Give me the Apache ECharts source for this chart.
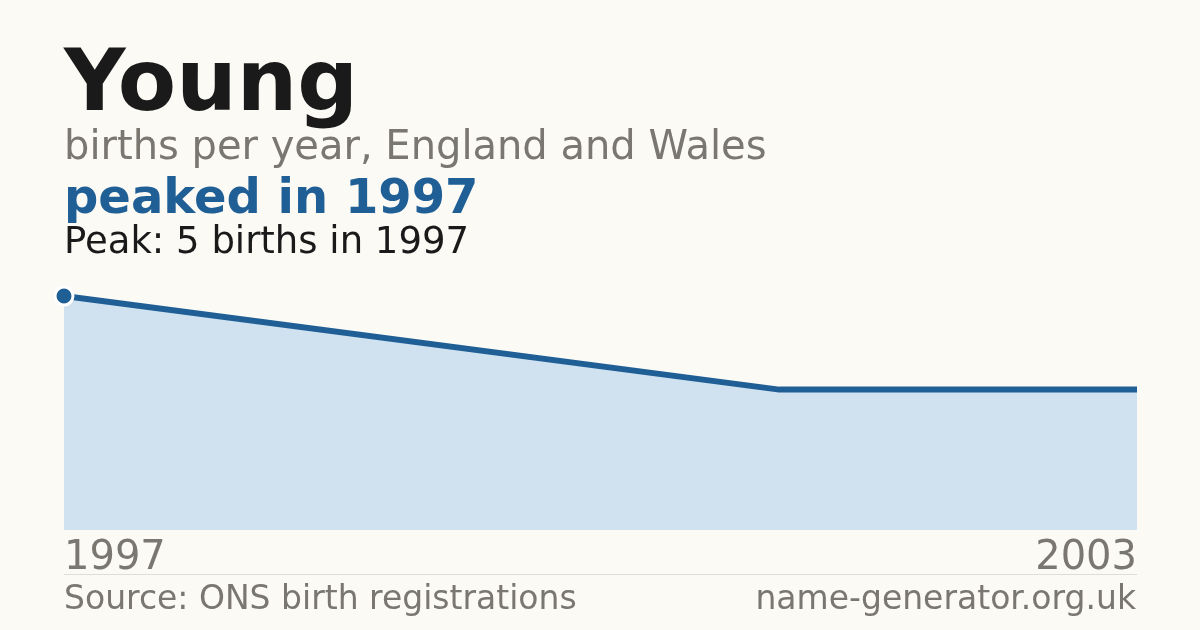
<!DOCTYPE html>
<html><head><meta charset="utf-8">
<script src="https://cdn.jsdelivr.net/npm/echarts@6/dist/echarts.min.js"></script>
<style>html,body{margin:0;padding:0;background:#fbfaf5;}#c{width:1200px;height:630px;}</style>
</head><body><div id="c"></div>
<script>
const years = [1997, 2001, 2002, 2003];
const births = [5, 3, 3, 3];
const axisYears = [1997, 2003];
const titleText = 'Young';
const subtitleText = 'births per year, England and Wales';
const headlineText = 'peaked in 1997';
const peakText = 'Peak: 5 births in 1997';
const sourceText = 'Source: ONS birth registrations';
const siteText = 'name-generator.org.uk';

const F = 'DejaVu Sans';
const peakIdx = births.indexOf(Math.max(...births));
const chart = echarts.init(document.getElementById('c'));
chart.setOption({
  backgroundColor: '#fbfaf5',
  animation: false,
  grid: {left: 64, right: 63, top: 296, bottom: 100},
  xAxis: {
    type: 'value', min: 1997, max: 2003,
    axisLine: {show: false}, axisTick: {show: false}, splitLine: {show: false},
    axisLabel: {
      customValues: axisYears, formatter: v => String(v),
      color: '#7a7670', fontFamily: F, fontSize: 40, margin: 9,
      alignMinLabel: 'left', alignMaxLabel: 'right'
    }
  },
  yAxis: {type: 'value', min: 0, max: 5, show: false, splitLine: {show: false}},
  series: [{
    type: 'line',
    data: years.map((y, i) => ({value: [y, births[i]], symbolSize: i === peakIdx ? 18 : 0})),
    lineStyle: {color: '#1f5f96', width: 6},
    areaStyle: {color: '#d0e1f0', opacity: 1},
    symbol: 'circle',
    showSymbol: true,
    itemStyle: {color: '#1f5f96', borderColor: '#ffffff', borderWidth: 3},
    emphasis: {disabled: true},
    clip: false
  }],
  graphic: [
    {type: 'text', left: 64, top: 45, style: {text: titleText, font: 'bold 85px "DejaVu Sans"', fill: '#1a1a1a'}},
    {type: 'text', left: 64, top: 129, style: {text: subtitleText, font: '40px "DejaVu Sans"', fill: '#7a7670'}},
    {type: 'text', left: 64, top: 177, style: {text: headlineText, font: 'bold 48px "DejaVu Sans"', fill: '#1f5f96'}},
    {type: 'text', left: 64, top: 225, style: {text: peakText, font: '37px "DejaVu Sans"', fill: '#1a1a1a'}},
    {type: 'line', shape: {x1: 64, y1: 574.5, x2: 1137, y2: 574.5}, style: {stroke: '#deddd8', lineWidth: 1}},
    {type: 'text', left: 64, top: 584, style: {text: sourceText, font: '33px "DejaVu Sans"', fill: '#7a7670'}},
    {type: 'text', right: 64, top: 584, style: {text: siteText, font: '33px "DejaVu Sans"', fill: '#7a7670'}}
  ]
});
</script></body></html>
───
Set down the material exactly, every line of it, except for the pictures.

### Answer for the task
Give me the Apache ECharts source for this chart.
<!DOCTYPE html>
<html><head><meta charset="utf-8">
<script src="https://cdn.jsdelivr.net/npm/echarts@6/dist/echarts.min.js"></script>
<style>html,body{margin:0;padding:0;background:#fbfaf5;}#c{width:1200px;height:630px;}</style>
</head><body><div id="c"></div>
<script>
const years = [1997, 2001, 2002, 2003];
const births = [5, 3, 3, 3];
const axisYears = [1997, 2003];
const titleText = 'Young';
const subtitleText = 'births per year, England and Wales';
const headlineText = 'peaked in 1997';
const peakText = 'Peak: 5 births in 1997';
const sourceText = 'Source: ONS birth registrations';
const siteText = 'name-generator.org.uk';

const F = 'DejaVu Sans';
const peakIdx = births.indexOf(Math.max(...births));
const chart = echarts.init(document.getElementById('c'));
chart.setOption({
  backgroundColor: '#fbfaf5',
  animation: false,
  grid: {left: 64, right: 63, top: 296, bottom: 100},
  xAxis: {
    type: 'value', min: 1997, max: 2003,
    axisLine: {show: false}, axisTick: {show: false}, splitLine: {show: false},
    axisLabel: {
      customValues: axisYears, formatter: v => String(v),
      color: '#7a7670', fontFamily: F, fontSize: 40, margin: 9,
      alignMinLabel: 'left', alignMaxLabel: 'right'
    }
  },
  yAxis: {type: 'value', min: 0, max: 5, show: false, splitLine: {show: false}},
  series: [{
    type: 'line',
    data: years.map((y, i) => ({value: [y, births[i]], symbolSize: i === peakIdx ? 18 : 0})),
    lineStyle: {color: '#1f5f96', width: 6},
    areaStyle: {color: '#d0e1f0', opacity: 1},
    symbol: 'circle',
    showSymbol: true,
    itemStyle: {color: '#1f5f96', borderColor: '#ffffff', borderWidth: 3},
    emphasis: {disabled: true},
    clip: false
  }],
  graphic: [
    {type: 'text', left: 64, top: 45, style: {text: titleText, font: 'bold 85px "DejaVu Sans"', fill: '#1a1a1a'}},
    {type: 'text', left: 64, top: 129, style: {text: subtitleText, font: '40px "DejaVu Sans"', fill: '#7a7670'}},
    {type: 'text', left: 64, top: 177, style: {text: headlineText, font: 'bold 48px "DejaVu Sans"', fill: '#1f5f96'}},
    {type: 'text', left: 64, top: 225, style: {text: peakText, font: '37px "DejaVu Sans"', fill: '#1a1a1a'}},
    {type: 'line', shape: {x1: 64, y1: 574.5, x2: 1137, y2: 574.5}, style: {stroke: '#deddd8', lineWidth: 1}},
    {type: 'text', left: 64, top: 584, style: {text: sourceText, font: '33px "DejaVu Sans"', fill: '#7a7670'}},
    {type: 'text', right: 64, top: 584, style: {text: siteText, font: '33px "DejaVu Sans"', fill: '#7a7670'}}
  ]
});
</script></body></html>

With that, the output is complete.